Your task:
Starting with the line that contains "Emit a web page" and stopping after the line that contains "const yTicks = [0, 1, 2, 3, 4, 5, 6];", output every line exactly as it stands.

— begin Given records —

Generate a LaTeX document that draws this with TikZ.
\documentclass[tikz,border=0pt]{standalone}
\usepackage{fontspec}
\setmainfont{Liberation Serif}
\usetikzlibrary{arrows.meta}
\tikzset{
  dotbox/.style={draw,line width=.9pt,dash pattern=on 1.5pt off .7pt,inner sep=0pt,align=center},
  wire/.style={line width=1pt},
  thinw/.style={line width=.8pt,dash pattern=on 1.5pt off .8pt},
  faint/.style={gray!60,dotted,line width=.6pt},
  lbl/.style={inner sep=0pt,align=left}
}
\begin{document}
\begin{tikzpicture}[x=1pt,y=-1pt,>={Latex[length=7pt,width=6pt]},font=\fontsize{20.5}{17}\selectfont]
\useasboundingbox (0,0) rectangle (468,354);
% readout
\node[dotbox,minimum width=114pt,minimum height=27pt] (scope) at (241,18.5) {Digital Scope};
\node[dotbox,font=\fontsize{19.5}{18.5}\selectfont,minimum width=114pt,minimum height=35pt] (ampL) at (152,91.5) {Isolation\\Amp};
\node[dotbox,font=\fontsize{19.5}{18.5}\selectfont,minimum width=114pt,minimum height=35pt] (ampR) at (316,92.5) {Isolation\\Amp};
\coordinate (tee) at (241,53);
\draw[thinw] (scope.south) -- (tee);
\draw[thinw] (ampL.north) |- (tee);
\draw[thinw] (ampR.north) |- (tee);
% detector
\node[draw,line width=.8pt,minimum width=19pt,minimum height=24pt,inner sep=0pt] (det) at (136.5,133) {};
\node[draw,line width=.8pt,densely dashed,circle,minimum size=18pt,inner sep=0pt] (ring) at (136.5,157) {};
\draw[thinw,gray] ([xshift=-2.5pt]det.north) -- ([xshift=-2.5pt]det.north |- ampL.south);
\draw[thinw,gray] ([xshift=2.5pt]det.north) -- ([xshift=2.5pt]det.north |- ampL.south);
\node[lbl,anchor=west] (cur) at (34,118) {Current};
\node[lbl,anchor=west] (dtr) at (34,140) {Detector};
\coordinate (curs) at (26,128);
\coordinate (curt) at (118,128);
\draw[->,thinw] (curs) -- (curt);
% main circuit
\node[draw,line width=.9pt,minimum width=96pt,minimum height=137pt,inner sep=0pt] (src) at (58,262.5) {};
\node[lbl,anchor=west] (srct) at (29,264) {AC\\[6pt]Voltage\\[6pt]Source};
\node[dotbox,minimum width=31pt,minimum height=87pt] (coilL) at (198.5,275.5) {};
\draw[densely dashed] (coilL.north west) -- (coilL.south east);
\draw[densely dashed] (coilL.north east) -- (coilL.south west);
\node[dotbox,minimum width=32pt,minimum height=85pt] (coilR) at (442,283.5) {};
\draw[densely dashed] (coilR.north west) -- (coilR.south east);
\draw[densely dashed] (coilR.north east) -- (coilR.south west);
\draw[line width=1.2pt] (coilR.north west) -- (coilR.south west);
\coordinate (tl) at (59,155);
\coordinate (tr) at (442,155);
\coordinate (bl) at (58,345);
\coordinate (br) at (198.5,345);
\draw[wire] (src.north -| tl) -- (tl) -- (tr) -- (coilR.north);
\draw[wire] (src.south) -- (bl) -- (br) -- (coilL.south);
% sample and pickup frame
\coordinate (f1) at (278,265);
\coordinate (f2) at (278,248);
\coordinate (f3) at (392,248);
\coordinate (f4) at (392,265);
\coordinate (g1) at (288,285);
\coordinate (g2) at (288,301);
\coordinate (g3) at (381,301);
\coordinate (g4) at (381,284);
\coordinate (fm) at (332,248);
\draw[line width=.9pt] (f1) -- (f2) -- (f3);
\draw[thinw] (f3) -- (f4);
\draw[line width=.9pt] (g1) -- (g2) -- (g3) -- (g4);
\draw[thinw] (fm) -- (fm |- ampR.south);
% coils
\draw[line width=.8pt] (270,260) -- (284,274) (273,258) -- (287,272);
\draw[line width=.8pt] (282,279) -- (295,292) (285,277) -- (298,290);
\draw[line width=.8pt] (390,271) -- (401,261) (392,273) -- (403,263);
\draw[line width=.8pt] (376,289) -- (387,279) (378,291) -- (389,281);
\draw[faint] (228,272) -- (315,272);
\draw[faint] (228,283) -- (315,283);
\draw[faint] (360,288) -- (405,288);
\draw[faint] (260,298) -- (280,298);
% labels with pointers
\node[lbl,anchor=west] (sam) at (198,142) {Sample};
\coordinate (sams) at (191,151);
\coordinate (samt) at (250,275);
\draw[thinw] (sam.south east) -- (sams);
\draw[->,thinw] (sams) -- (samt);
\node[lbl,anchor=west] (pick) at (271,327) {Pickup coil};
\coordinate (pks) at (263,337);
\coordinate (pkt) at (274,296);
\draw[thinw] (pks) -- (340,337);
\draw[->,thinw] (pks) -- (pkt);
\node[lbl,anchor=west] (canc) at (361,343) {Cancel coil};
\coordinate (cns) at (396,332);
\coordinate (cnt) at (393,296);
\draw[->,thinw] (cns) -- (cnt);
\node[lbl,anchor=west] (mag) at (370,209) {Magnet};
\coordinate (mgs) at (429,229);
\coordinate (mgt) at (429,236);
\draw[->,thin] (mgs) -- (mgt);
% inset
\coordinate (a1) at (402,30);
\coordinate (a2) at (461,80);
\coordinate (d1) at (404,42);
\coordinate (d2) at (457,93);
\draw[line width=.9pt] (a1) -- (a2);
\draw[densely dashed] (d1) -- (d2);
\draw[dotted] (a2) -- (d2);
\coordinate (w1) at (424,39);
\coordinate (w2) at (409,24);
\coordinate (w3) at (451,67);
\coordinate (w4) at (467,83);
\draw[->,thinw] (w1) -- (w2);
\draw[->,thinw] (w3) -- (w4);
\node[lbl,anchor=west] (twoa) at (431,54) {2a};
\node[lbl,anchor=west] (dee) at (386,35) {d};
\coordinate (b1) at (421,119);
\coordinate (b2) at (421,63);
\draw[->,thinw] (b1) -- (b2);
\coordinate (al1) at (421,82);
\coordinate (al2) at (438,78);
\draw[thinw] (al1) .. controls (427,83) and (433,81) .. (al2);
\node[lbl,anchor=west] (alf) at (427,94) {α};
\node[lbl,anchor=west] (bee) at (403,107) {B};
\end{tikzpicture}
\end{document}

— end Given records —
— begin Given records —

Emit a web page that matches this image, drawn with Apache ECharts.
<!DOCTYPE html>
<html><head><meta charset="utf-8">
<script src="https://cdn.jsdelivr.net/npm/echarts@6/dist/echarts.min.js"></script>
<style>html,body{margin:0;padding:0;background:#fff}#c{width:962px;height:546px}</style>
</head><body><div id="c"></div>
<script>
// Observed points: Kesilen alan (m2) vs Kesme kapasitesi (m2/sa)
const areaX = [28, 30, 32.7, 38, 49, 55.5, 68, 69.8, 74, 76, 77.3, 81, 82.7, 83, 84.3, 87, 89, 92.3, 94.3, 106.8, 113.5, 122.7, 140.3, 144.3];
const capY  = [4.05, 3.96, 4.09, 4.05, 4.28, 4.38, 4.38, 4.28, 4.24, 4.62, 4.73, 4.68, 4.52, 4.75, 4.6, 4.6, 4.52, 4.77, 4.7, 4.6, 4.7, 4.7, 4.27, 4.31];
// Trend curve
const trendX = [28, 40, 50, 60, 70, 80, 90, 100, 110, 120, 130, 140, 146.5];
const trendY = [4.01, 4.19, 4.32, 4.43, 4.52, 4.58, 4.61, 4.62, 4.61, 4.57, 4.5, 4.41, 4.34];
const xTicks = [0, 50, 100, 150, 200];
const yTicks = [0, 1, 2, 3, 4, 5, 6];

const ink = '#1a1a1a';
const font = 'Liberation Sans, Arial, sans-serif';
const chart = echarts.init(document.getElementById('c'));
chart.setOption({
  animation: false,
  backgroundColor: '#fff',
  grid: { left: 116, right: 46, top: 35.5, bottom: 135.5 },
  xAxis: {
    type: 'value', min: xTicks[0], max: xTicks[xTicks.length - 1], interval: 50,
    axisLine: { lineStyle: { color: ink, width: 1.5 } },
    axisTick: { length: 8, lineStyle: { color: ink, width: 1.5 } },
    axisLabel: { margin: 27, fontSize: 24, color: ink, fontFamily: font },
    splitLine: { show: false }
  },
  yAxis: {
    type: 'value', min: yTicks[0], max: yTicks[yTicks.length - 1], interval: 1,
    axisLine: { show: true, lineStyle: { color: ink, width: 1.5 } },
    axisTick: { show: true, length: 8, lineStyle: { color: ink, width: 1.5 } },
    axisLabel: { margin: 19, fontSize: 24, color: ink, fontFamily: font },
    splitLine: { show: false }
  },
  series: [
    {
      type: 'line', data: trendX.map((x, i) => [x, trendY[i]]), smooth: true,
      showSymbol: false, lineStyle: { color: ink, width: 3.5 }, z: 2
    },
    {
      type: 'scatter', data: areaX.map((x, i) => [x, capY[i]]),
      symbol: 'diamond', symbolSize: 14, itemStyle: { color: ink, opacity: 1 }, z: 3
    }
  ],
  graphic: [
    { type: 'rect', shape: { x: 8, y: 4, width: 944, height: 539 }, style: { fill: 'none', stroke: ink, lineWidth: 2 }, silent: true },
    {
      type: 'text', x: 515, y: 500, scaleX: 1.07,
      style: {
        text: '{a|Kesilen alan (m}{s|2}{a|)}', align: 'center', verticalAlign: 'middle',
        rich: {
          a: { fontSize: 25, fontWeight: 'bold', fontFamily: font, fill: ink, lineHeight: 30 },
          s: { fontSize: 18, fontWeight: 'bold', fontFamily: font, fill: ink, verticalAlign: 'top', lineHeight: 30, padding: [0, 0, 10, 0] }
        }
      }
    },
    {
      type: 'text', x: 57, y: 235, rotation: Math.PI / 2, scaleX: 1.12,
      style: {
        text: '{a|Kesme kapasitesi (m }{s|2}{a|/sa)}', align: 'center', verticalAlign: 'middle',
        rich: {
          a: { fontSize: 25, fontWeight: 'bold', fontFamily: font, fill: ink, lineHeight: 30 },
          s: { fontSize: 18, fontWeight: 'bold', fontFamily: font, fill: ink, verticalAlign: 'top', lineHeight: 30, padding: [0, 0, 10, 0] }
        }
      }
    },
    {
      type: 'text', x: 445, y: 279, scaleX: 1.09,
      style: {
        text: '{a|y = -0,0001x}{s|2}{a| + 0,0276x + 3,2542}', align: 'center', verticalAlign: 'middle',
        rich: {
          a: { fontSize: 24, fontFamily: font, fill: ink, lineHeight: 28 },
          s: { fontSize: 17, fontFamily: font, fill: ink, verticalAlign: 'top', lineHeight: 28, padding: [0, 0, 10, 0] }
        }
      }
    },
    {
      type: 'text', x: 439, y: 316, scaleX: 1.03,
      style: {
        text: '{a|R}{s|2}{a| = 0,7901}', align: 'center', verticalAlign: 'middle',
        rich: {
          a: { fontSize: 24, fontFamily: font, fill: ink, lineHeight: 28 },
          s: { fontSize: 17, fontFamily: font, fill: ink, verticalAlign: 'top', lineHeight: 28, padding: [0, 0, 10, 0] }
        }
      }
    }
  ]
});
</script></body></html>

— end Given records —

Final result:
Emit a web page that matches this image, drawn with Apache ECharts.
<!DOCTYPE html>
<html><head><meta charset="utf-8">
<script src="https://cdn.jsdelivr.net/npm/echarts@6/dist/echarts.min.js"></script>
<style>html,body{margin:0;padding:0;background:#fff}#c{width:962px;height:546px}</style>
</head><body><div id="c"></div>
<script>
// Observed points: Kesilen alan (m2) vs Kesme kapasitesi (m2/sa)
const areaX = [28, 30, 32.7, 38, 49, 55.5, 68, 69.8, 74, 76, 77.3, 81, 82.7, 83, 84.3, 87, 89, 92.3, 94.3, 106.8, 113.5, 122.7, 140.3, 144.3];
const capY  = [4.05, 3.96, 4.09, 4.05, 4.28, 4.38, 4.38, 4.28, 4.24, 4.62, 4.73, 4.68, 4.52, 4.75, 4.6, 4.6, 4.52, 4.77, 4.7, 4.6, 4.7, 4.7, 4.27, 4.31];
// Trend curve
const trendX = [28, 40, 50, 60, 70, 80, 90, 100, 110, 120, 130, 140, 146.5];
const trendY = [4.01, 4.19, 4.32, 4.43, 4.52, 4.58, 4.61, 4.62, 4.61, 4.57, 4.5, 4.41, 4.34];
const xTicks = [0, 50, 100, 150, 200];
const yTicks = [0, 1, 2, 3, 4, 5, 6];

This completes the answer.